Mariota and Liufua bond
Oregon quarterback Marcus Mariota, a preseason Heisman Trophy candidate, spent some time getting to know Colorado signal caller Sefo Liufau this summer when both attended the Manning Passing Academy in Louisiana run by Denver Broncos quarterback Peyton Manning and his family.
Mariota said he and Liufau found some common ground aside from playing the same position. Both are part Samoan.
"It's cool to have another Samoan quarterback in the Pac-12," Mariota said. "He was a great guy. He came up and introduced himself and was one of those guys who is always making sure people were having a good time."
Liufau is entering his sophomore season this fall. He became the Buffs' starting quarterback midway through last season and led the Buffs to two of their four wins, including a Pac-12 victory over Cal. Liufau was named a team captain by his teammates and coaches in the spring.

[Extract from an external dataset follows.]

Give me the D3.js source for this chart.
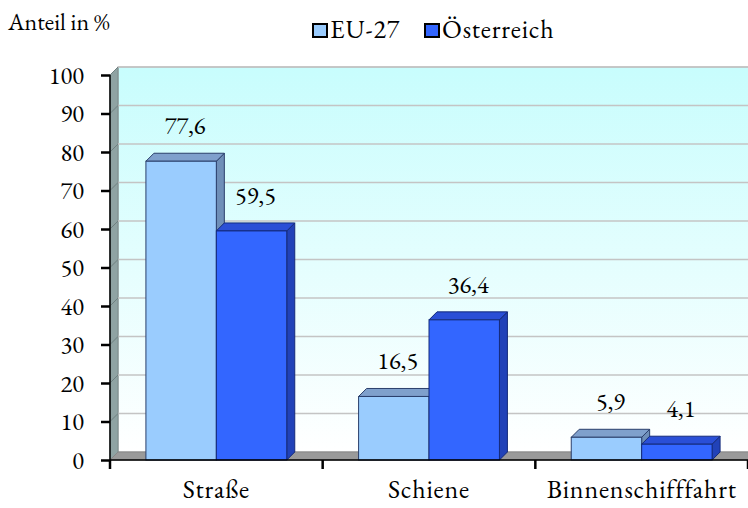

"He's done a good job and come along way," Mariota said. "I think he learned a lot last season. We'll see what he is capable of doing this year."
Class of 2012 dwindling
Colorado signed 27 players in the 2012 recruiting class and 11 of them have either left the program or never made it to CU.
Running back Donta Abron is the latest casualty from former coach Jon Embree's only full-year recruiting class. Abron was deemed academically ineligible for the 2014 season after the spring semester and has since decided to transfer to a junior college closer to home in Southern California.
Another member of the 2012 class, defensive back Jeffrey Hall, is suspended indefinitely pending the outcome of his court case. Hall is scheduled to stand trial Nov. 17 on two felony counts of second-degree assault and obstruction of a peace officer, consumption of alcohol by a minor and resisting arrest.